Drink when Sen. Kerry:
• Accuses Bush of misleading the public.
• Promises to increase tax cuts for the middle class or roll back tax cuts for the wealthy. Pour your beverage down the drain if you make more than $200,000 per year.
• Mentions a general by name. Buy a drink for Kerry if he says he defended America when he was young and will defend America as its president.
• Says the current administration is responsible for Halliburton’s no-bid contract or the failure to enact a patient’s bill of rights.
• Refrains from talking about the Mekong Delta. But drink your entire beverage in one gulp with any reference to purple hearts.
• Says that presidential policy must be shaped by a moral duty owed to America’s future generations. Then pass your beverage to Ralph Nader or David Cobb.
• States that average Americans should receive the same level of health insurance as U.S. senators. Down your entire beverage in simultaneous jubilation and disbelief if Kerry advocates for national health insurance.
Drink when either candidate:
• Uses the phrase “war on terror.” Drink twice if either claims or denies a connection between al-Qaida and Iraq. Hang your head in shame if either uses Sept. 11 as a political platform.
• Invokes an anecdote about how he just visited with John and Jane Doe from Hometown, U.S.A., in the answer to a question. No, don’t take a drink—throw your entire beverage at the television screen.
• Actually talks favorably about the lower classes. Or homosexuals.
• Mentions job outsourcing, tax loopholes, Medicare, the rising number of uninsured Americans, or the amount of jobs lost or created over the last year.
• Accuses the other of sending mixed messages or demeaning America’s troops and allies.
• Claims that he is above the mudslinging.
• Mentions Yale.
• Compliments any member of the other’s family.
• Cites figures estimating the cost of the war in Iraq. Drink 90 percent of your beverage if either claims or denies that America bears 90 percent of the war’s cost or the war’s casualties.
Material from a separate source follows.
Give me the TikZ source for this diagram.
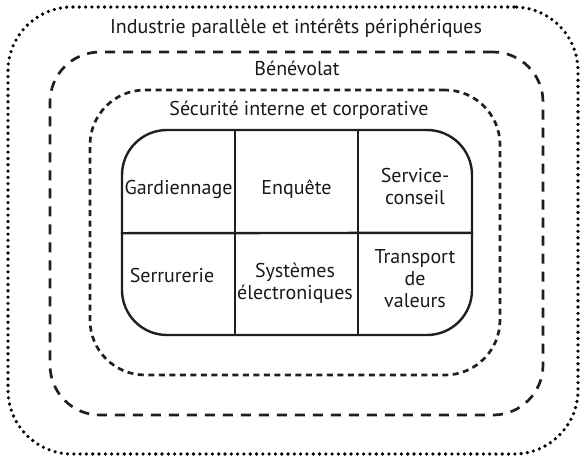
\documentclass[tikz,border=0pt]{standalone}
\usepackage{fontspec}
\setmainfont{PT Sans}
\begin{document}
\begin{tikzpicture}[x=1pt,y=-1pt,
  ring/.style={draw=black!88,rectangle,inner sep=0pt},
  dotring/.style={ring,draw=black,line width=3.6pt,line cap=round,dash pattern=on 0pt off 6.3pt,rounded corners=64pt},
  bigdash/.style={ring,line width=2.7pt,dash pattern=on 10pt off 8pt,rounded corners=50pt},
  smalldash/.style={ring,line width=2.7pt,dash pattern=on 6pt off 4.5pt,rounded corners=55pt},
  corebox/.style={ring,line width=2.4pt,rounded corners=45pt},
  cell/.style={rectangle,inner sep=0pt},
  lab/.style={font=\fontsize{20}{22}\selectfont,inner sep=0pt,anchor=base,text=black!90},
  mlab/.style={font=\fontsize{20}{22}\selectfont,inner sep=0pt,align=center,text=black!90},
  div/.style={line width=2.4pt,draw=black!88}]
\useasboundingbox (0,0) rectangle (580,456);
\node[dotring,minimum width=570pt,minimum height=447pt] (outer) at (293,230.5) {};
\node[bigdash,minimum width=493pt,minimum height=363pt] (middle) at (296.5,233.5) {};
\node[smalldash,minimum width=410pt,minimum height=285pt] (inner) at (295,232.5) {};
\node[corebox,minimum width=350pt,minimum height=205pt] (core) at (297,232.5) {};
% cells
\node[cell,minimum width=113pt,minimum height=103pt] (g) at (178.5,181.5) {};
\node[cell,minimum width=123pt,minimum height=103pt] (e) at (296.5,181.5) {};
\node[cell,minimum width=114pt,minimum height=103pt] (s) at (415,181.5) {};
\node[cell,minimum width=113pt,minimum height=102pt] (sr) at (178.5,284) {};
\node[cell,minimum width=123pt,minimum height=102pt] (sy) at (296.5,284) {};
\node[cell,minimum width=114pt,minimum height=102pt] (tr) at (415,284) {};
\draw[div] (g.north east) -- (sr.south east);
\draw[div] (e.north east) -- (sy.south east);
\draw[div] (g.south west -| core.west) -- (tr.north east -| core.east);
% labels
\node[lab] (t1) at (296,33) {Industrie parallèle et intérêts périphériques};
\node[lab] (t2) at (297,75) {Bénévolat};
\node[lab] (t3) at (299,115) {Sécurité interne et corporative};
\node[lab] (lg) at (178.5,194) {Gardiennage};
\node[lab] (le) at (296.5,194) {Enquête};
\node[mlab] (ls) at (415,186) {Service-\\conseil};
\node[lab] (lsr) at (172,282) {Serrurerie};
\node[mlab] (lsy) at (295,283) {Systèmes\\électroniques};
\node[mlab] (ltr) at (415,279) {Transport\\de\\valeurs};
\end{tikzpicture}
\end{document}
• Cites figures estimating the current deficit. Look longingly at your beverage, but do not drink, if neither explains how continuing to spend money the country doesn’t have is economically possible.
• Says his opponent doesn’t support U.S. troops in the war on terror. Drink 87 billion times if either candidate mentions the October 2003 vote for military funding.
Rich, L. E. (2004, October 8). Not much more than games at Electoral College. The Colorado Statesman, p. 13.